Jason Guriel on hoarding and keeping your best lines off Twitter
Jason Guriel was a reader for the 2014 CBC Poetry Prize. Here he offers some writing advice on creating an additional character—a smart but demanding reader whose attention you must grab.
Avoid writing if you can. If you can't, avoid cliché, and be precise. Don't try to 'express yourself'; self-expression usually amounts to expulsion.
Try, rather, to connect with another: picture a smart but demanding reader, and try to hold her attention. Ask of every sentence you write, why would this configuration of words keep the reader reading? Remember that she's busy and owes you nothing. Remember that entertaining her is a worthy feat and much harder than you think.
Don't try too hard to be innovative; you'll only sound dated. Certainly don't be arrogant enough to regard yourself as 'avant-garde'; you're not, and anyway, you wouldn't wear a mass-produced tee that says, 'rebel,' would you?
Know when to hold back, which is to say hoard; I saw the best minds of my generation waste their best lines on Twitter."

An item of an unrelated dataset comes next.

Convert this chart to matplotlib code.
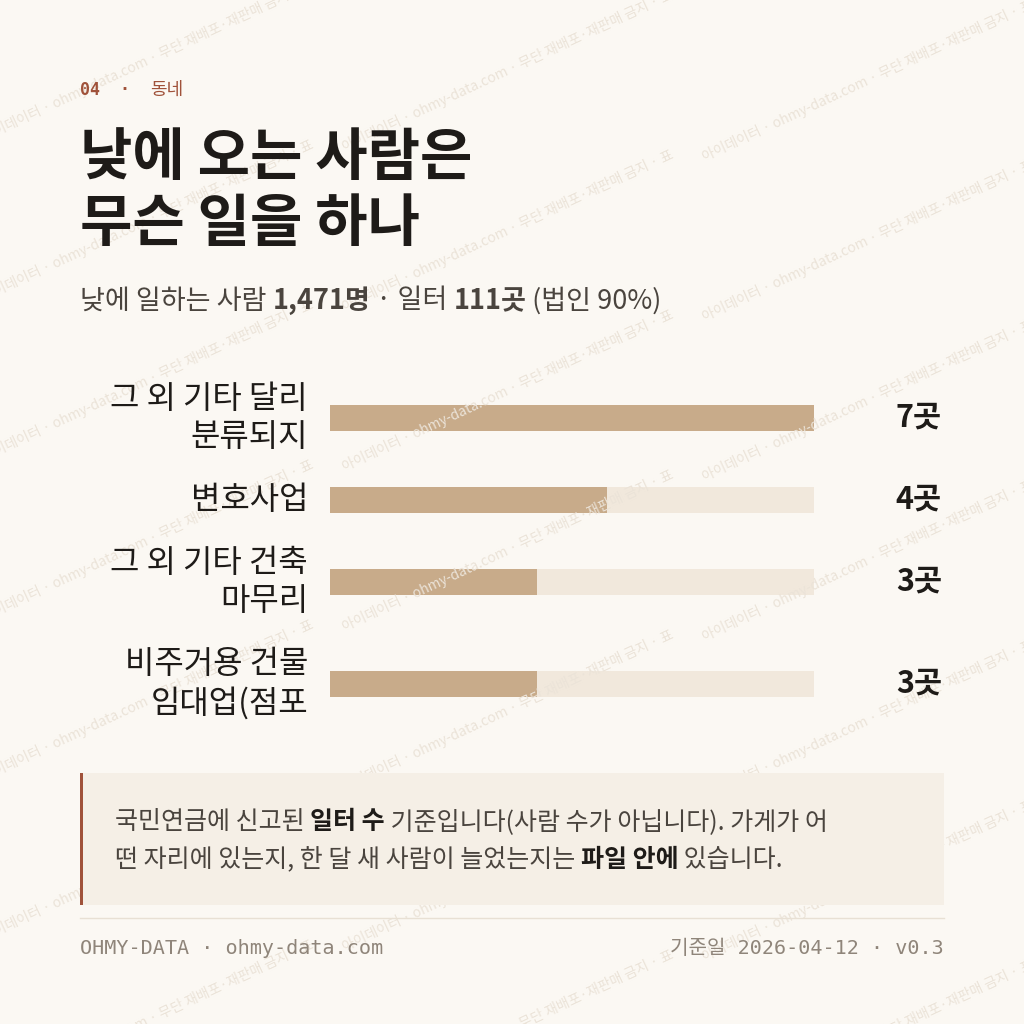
import matplotlib
matplotlib.use("Agg")
import matplotlib.pyplot as plt
from matplotlib.patches import Rectangle

plt.rcParams["font.family"] = ["Noto Sans CJK KR", "DejaVu Sans"]

CATEGORIES = ["그 외 기타 달리\n분류되지", "변호사업", "그 외 기타 건축\n마무리", "비주거용 건물\n임대업(점포"]
COUNTS = [7, 4, 3, 3]
BAR_Y_PX = [418, 500, 582, 684]
MAX_COUNT = 7

BG = "#fbf8f3"
INK = "#1e1b18"
BAR = "#c8ab8a"
TRACK = "#f1e8dc"
ACCENT = "#a0523a"
MUTED = "#8f857a"
MONO = ["DejaVu Sans Mono", "Noto Sans CJK KR"]

W = H = 1024
fig = plt.figure(figsize=(10.24, 10.24), dpi=100, facecolor=BG)


def fx(x):
    return x / W


def fy(y):
    return 1 - y / H


# watermark
wm = "아이데이터 · ohmy-data.com · 무단 재배포·재판매 금지 · 표"
for row in range(-3, 9):
    for col in range(-1, 4):
        x0 = col * 360 - 20
        y0 = row * 160 + col * 170 - 100
        fig.text(fx(x0), fy(y0), wm, rotation=25, fontsize=10, color="#ebe3d8",
                 ha="left", va="center", zorder=0)

fig.text(fx(80), fy(90), "04  ·", fontsize=12, color=ACCENT, family=MONO,
         weight="bold", va="center")
fig.text(fx(150), fy(90), "동네", fontsize=13, color=ACCENT, va="center")

fig.text(fx(80), fy(158), "낮에 오는 사람은", fontsize=41, weight="bold", color=INK, va="center")
fig.text(fx(80), fy(224), "무슨 일을 하나", fontsize=41, weight="bold", color=INK, va="center")


def runs(x, y, parts, size, color):
    r = fig.canvas.get_renderer()
    cur = fx(x)
    for txt, bold, col in parts:
        t = fig.text(cur, fy(y), txt, fontsize=size, color=col or color,
                     weight="bold" if bold else "normal", va="center")
        bb = t.get_window_extent(renderer=r)
        cur += bb.width / W


runs(80, 301, [("낮에 일하는 사람 ", False, None), ("1,471명", True, None),
               (" · 일터 ", False, None), ("111곳", True, None), (" (법인 90%)", False, None)],
     19.5, "#4a443e")

ax = fig.add_axes([fx(330), 0, fx(814) - fx(330), 1])
ax.set_xlim(0, MAX_COUNT)
ax.set_ylim(H, 0)
ax.axis("off")
for cat, n, y in zip(CATEGORIES, COUNTS, BAR_Y_PX):
    ax.barh(y, MAX_COUNT, height=26, color=TRACK, left=0)
    ax.barh(y, n, height=26, color=BAR, left=0)
    fig.text(fx(308), fy(y), cat, fontsize=23, color=INK, ha="right", va="center",
             linespacing=1.25, multialignment="right")
    fig.text(fx(942), fy(y), f"{n}곳", fontsize=22, weight="bold", color=INK,
             ha="right", va="center")

fig.patches.append(Rectangle((fx(80), fy(905)), fx(944) - fx(80), (905 - 773) / H,
                             transform=fig.transFigure, facecolor="#f5efe6", edgecolor="none", zorder=1))
fig.patches.append(Rectangle((fx(80), fy(905)), 3 / W, (905 - 773) / H,
                             transform=fig.transFigure, facecolor=ACCENT, edgecolor="none", zorder=2))
runs(115, 822, [("국민연금에 신고된 ", False, None), ("일터 수", True, INK),
                (" 기준입니다(사람 수가 아닙니다). 가게가 어", False, None)], 18, "#4a443e")
runs(115, 860, [("떤 자리에 있는지, 한 달 새 사람이 늘었는지는 ", False, None), ("파일 안에", True, INK),
                (" 있습니다.", False, None)], 18, "#4a443e")

fig.add_artist(plt.Line2D([fx(80), fx(944)], [fy(918), fy(918)], color="#e8e0d4", lw=1))
fig.text(fx(80), fy(948), "OHMY-DATA · ohmy-data.com", fontsize=14.5, family=MONO,
         color=MUTED, va="center")
fig.text(fx(944), fy(948), "기준일 2026-04-12 · v0.3", fontsize=14.5, family=MONO,
         color=MUTED, va="center", ha="right")

fig.savefig("out.png", dpi=100, facecolor=BG)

Jason Guriel is a poet and critic whose work has appeared in such publications as Poetry, Slate, Reader's Digest, The Walrus, Parnassus, Canadian Notes & Queries, The New Criterion, and PN Review. His poetry has been anthologized in The Best Canadian Poetry in English, and in 2007, he was the first Canadian to receive the Frederick Bock Prize from Poetry magazine. He won Poetry's Editors Prize for Book Reviewing in 2009. His latest collection of poems is Satisfying Clicking Sound (Véhicule Press, 2014), and his essays and reviews were recently collected in The Pigheaded Soul (The Porcupine's Quill, 2013). Guriel lives in Toronto, Ontario.